Wednesday, May 02
Formulaic Furniture - Woodware
BY LAURA HOUSELEY
Woodware is all about the process of making, about creating systems in manufacture and organising production. This simply beautiful collection of furniture by London-based designer Max Lamb is as much a comment on production as it is on function. Each item is made entirely from standard sized dowels and, in turn, each size of dowel appears in a different hardwood; ash, maple, walnut, lime, beech, cherry, tulip, sapele and oak.
The Woodware collection is a progression in the history of furniture making in England: The timbers are traditional, if used unconventionally, and the system of construction has a formulaic clarity that enables Lamb to produce the pieces himself in his studio or outsource them to other artisans without difficulty should necessity demand.
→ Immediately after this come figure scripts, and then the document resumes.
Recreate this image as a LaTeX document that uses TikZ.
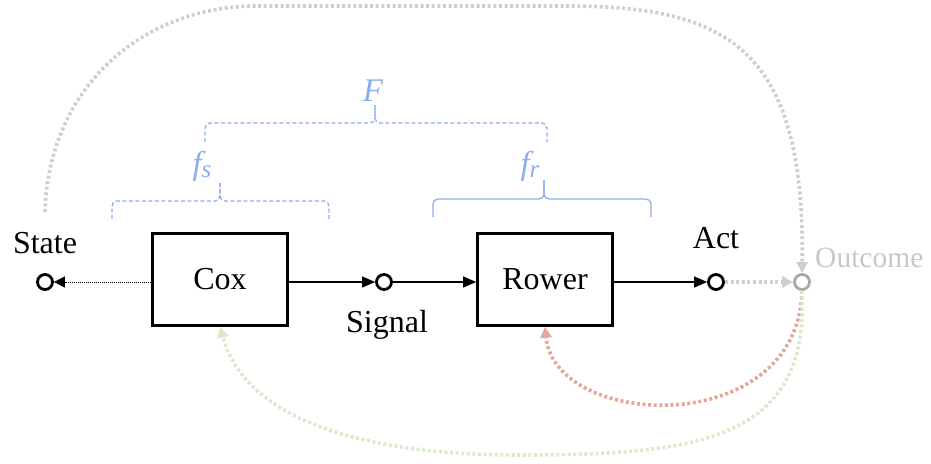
\documentclass[tikz,border=0pt]{standalone}
\usepackage{fontspec}
\setmainfont{Liberation Serif}
\usetikzlibrary{arrows.meta}
\definecolor{bracecol}{HTML}{8CADEB}
\definecolor{loopgray}{HTML}{CFCFCF}
\definecolor{outgray}{HTML}{A8A8A8}
\definecolor{outtext}{HTML}{C8C8C8}
\definecolor{redloop}{HTML}{E2A898}
\definecolor{greenloop}{HTML}{D8EBCB}
\tikzset{
  x=1pt, y=-1pt,
  big/.style={font=\fontsize{32}{36}\selectfont},
  blockbox/.style={draw, line width=2.6pt, minimum width=135pt, minimum height=92pt, big, inner sep=0pt},
  port/.style={draw, circle, line width=2.8pt, minimum size=15pt, inner sep=0pt},
  lbl/.style={big, anchor=base, inner sep=0pt},
  flow/.style={line width=1.1pt, -{Triangle[length=13pt,width=11pt]}},
  dots/.style={line width=3.6pt, dash pattern=on 3pt off 2.6pt, -{Triangle[length=11pt,width=11pt]}},
  bracepath/.style={draw=bracecol, line width=1.3pt, rounded corners=5pt},
  bracelbl/.style={text=bracecol, font=\fontsize{33}{36}\selectfont\itshape, anchor=base, inner sep=0pt},
}
\newcommand{\subsc}[1]{\raisebox{-3pt}{\fontsize{25}{26}\selectfont\itshape #1}}
\begin{document}
\begin{tikzpicture}
\useasboundingbox (0,0) rectangle (931,463);

% blocks and ports
\node[blockbox] (cox) at (220,279.5) {Cox};
\node[blockbox] (rower) at (545,279.5) {Rower};
\node[port] (state) at (45,282) {};
\node[port] (signal) at (384,282) {};
\node[port] (act) at (716,282) {};
\node[port, draw=outgray] (outcome) at (802,282) {};

% labels
\node[lbl] (statelbl) at (45,253) {State};
\node[lbl] (signallbl) at (387,332) {Signal};
\node[lbl] (actlbl) at (716,248) {Act};
\node[lbl, anchor=base west, text=outtext, font=\fontsize{29.5}{34}\selectfont] (outlbl) at (815,267) {Outcome};

% forward connectors
\draw[line width=1pt, dash pattern=on 1pt off 1pt, -{Triangle[length=11pt,width=11pt]}] (cox.west |- state) -- (state);
\draw[flow] (cox.east |- signal) -- (signal);
\draw[flow] (signal) -- (rower.west |- signal);
\draw[flow] (rower.east |- act) -- (act);
\draw[dots, draw=loopgray] (act) -- (outcome);

% big gray loop
\coordinate (loopstart) at (45,212);
\draw[dots, draw=loopgray] (loopstart) .. controls (48,90) and (140,6) .. (257,6)
  -- (567,6) .. controls (730,6) and (805,50) .. (outcome.north);

% red feedback
\draw[dots, draw=redloop] (outcome.south) .. controls (798,440) and (555,430) .. (rower.south);
% green feedback
\coordinate (gbottom) at (520,455);
\draw[dots, draw=greenloop] (outcome.south) .. controls (810,440) and (700,455) .. (gbottom)
  .. controls (320,455) and (240,400) .. (cox.south);

% braces
\draw[bracepath, dash pattern=on 4pt off 2.5pt] (112,219) -- (112,201) -- (220,201) -- (220,183);
\draw[bracepath, dash pattern=on 4pt off 2.5pt] (220,183) -- (220,201) -- (329,201) -- (329,219);
\draw[bracepath] (433,217) -- (433,199) -- (544,199) -- (544,180);
\draw[bracepath] (544,180) -- (544,199) -- (651,199) -- (651,217);
\draw[bracepath, dash pattern=on 4pt off 2.5pt] (205,142) -- (205,123) -- (375,123) -- (375,105);
\draw[bracepath, dash pattern=on 4pt off 2.5pt] (375,105) -- (375,123) -- (547,123) -- (547,142);

\node[bracelbl] (Flbl) at (373,101) {F};
\node[bracelbl] (fslbl) at (202,174) {f\subsc{s}};
\node[bracelbl] (frlbl) at (530,174) {f\subsc{r}};
\end{tikzpicture}
\end{document}
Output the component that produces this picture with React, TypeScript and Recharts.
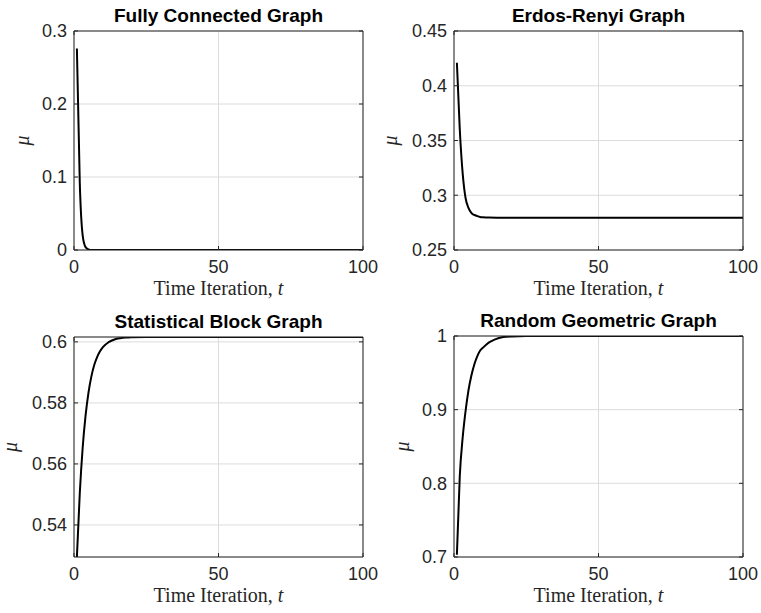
import React from "react";
import { LineChart, Line, XAxis, YAxis, CartesianGrid } from "recharts";

// time steps and mu values
const tFull = [1, 2, 3, 4, 5, 6, 100];
const muFull = [0.276, 0.092, 0.02, 0.004, 0.001, 0, 0];

const tER = [1, 2, 3, 4, 5, 6, 7, 8, 9, 10, 12, 15, 100];
const muER = [0.421, 0.36, 0.32, 0.2975, 0.2885, 0.284, 0.282, 0.281, 0.2802, 0.2799, 0.2796, 0.2795, 0.2795];

const tSB = [1, 2, 3, 4, 5, 6, 7, 8, 9, 10, 12, 14, 16, 18, 20, 25, 100];
const muSB = [
  0.5295, 0.5504, 0.5653, 0.5758, 0.5833, 0.5886, 0.5924, 0.595, 0.5969, 0.5983, 0.5999, 0.6008, 0.6012,
  0.6014, 0.6015, 0.6016, 0.6016,
];

const tRG = [1, 2, 3, 4, 5, 6, 7, 8, 9, 10, 12, 14, 17, 20, 25, 100];
const muRG = [0.703, 0.81, 0.862, 0.898, 0.926, 0.946, 0.961, 0.972, 0.98, 0.984, 0.991, 0.995, 0.9985, 0.9994, 0.9999, 1];

const xTicks = [0, 50, 100];
const fullTicks = [0, 0.1, 0.2, 0.3];
const erTicks = [0.25, 0.3, 0.35, 0.4, 0.45];
const sbTicks = [0.54, 0.56, 0.58, 0.6];
const rgTicks = [0.7, 0.8, 0.9, 1];

const AXIS = "#262626";
const SANS = "'Liberation Sans', Arial, Helvetica, sans-serif";
const SERIF = "'Liberation Serif', 'Times New Roman', serif";

function Panel({ left, top, height, plotTop, plotBottom, title, ts, mus, domain, yTicks, muX }: any) {
  const W = 380;
  const plotLeft = 74;
  const plotRight = 363;
  const labelY = plotBottom + 45;
  const rows = ts.map((t: number, i: number) => ({ t, mu: mus[i] }));
  const cx = (plotLeft + plotRight) / 2;
  const cy = (plotTop + plotBottom) / 2;
  const tickStyle = { fontSize: 18, fill: AXIS, fontFamily: SANS };

  return (
    <div style={{ position: "absolute", left, top, width: W, height }}>
      <LineChart
        width={W}
        height={height}
        data={rows}
        margin={{ top: plotTop - 1, right: W - plotRight - 1, bottom: 0, left: 0 }}
      >
        <CartesianGrid stroke="#dcdcdc" strokeWidth={1} />
        <XAxis
          dataKey="t"
          type="number"
          domain={[0, 100]}
          ticks={xTicks}
          interval={0}
          height={height - plotBottom}
          stroke={AXIS}
          tickSize={-4}
          tickMargin={14}
          tick={tickStyle}
        />
        <XAxis
          xAxisId="top"
          orientation="top"
          type="number"
          domain={[0, 100]}
          ticks={xTicks}
          interval={0}
          height={1}
          stroke={AXIS}
          tickSize={-4}
          tickFormatter={() => ""}
        />
        <YAxis
          type="number"
          domain={domain}
          ticks={yTicks}
          interval={0}
          allowDataOverflow
          width={plotLeft}
          stroke={AXIS}
          tickSize={-4}
          tickMargin={11}
          tick={tickStyle}
          tickFormatter={(v: number) => String(v)}
        />
        <YAxis
          yAxisId="right"
          orientation="right"
          type="number"
          domain={domain}
          ticks={yTicks}
          interval={0}
          allowDataOverflow
          width={1}
          stroke={AXIS}
          tickSize={-4}
          tickFormatter={() => ""}
        />
        <Line
          type="monotone"
          dataKey="mu"
          stroke="#000"
          strokeWidth={2}
          dot={false}
          isAnimationActive={false}
        />
      </LineChart>

      {/* titles and axis labels */}
      <svg
        width={W}
        height={height}
        style={{ position: "absolute", left: 0, top: 0, pointerEvents: "none" }}
      >
        <text x={cx} y={plotTop - 9} textAnchor="middle" fontFamily={SANS} fontWeight="bold" fontSize={19} fill="#000">
          {title}
        </text>
        <text x={cx} y={labelY} textAnchor="middle" fontFamily={SERIF} fontSize={20} fill={AXIS}>
          Time Iteration, <tspan fontStyle="italic">t</tspan>
        </text>
        <text
          x={muX}
          y={cy}
          textAnchor="middle"
          fontFamily={SERIF}
          fontStyle="italic"
          fontSize={20}
          fill={AXIS}
          transform={`rotate(-90 ${muX} ${cy})`}
        >
          μ
        </text>
      </svg>
    </div>
  );
}

export default function App() {
  return (
    <div style={{ position: "absolute", left: 0, top: 0, width: 761, height: 613, background: "#fff" }}>
      <Panel left={0} top={0} height={300} plotTop={31} plotBottom={250} title="Fully Connected Graph"
        ts={tFull} mus={muFull} domain={[0, 0.3]} yTicks={fullTicks} muX={29} />
      <Panel left={380} top={0} height={300} plotTop={31} plotBottom={250} title="Erdos-Renyi Graph"
        ts={tER} mus={muER} domain={[0.25, 0.45]} yTicks={erTicks} muX={17} />
      <Panel left={0} top={300} height={313} plotTop={37} plotBottom={257} title="Statistical Block Graph"
        ts={tSB} mus={muSB} domain={[0.5295, 0.6016]} yTicks={sbTicks} muX={17} />
      <Panel left={380} top={300} height={313} plotTop={36} plotBottom={257} title="Random Geometric Graph"
        ts={tRG} mus={muRG} domain={[0.7, 1]} yTicks={rgTicks} muX={29} />
    </div>
  );
}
The chair designs are vaguely reminiscent of traditional chair styles such as the ladder-back or spindle-back, whose forms, it pays to remember, were equally engineered for efficient artisan production.
Lamb intends Woodware to be affordable, functional and, ultimately, producible. By adopting iconic potter Bernard Leach’s attitude to making (whose famous Standard Ware pots were made in quantity yet not mass-produced), Lamb limits the production of the collection so that the pieces retain the quality of hand-making yet are more of a commercial prospect than craft designs. It’s a great ambition beautifully fulfilled.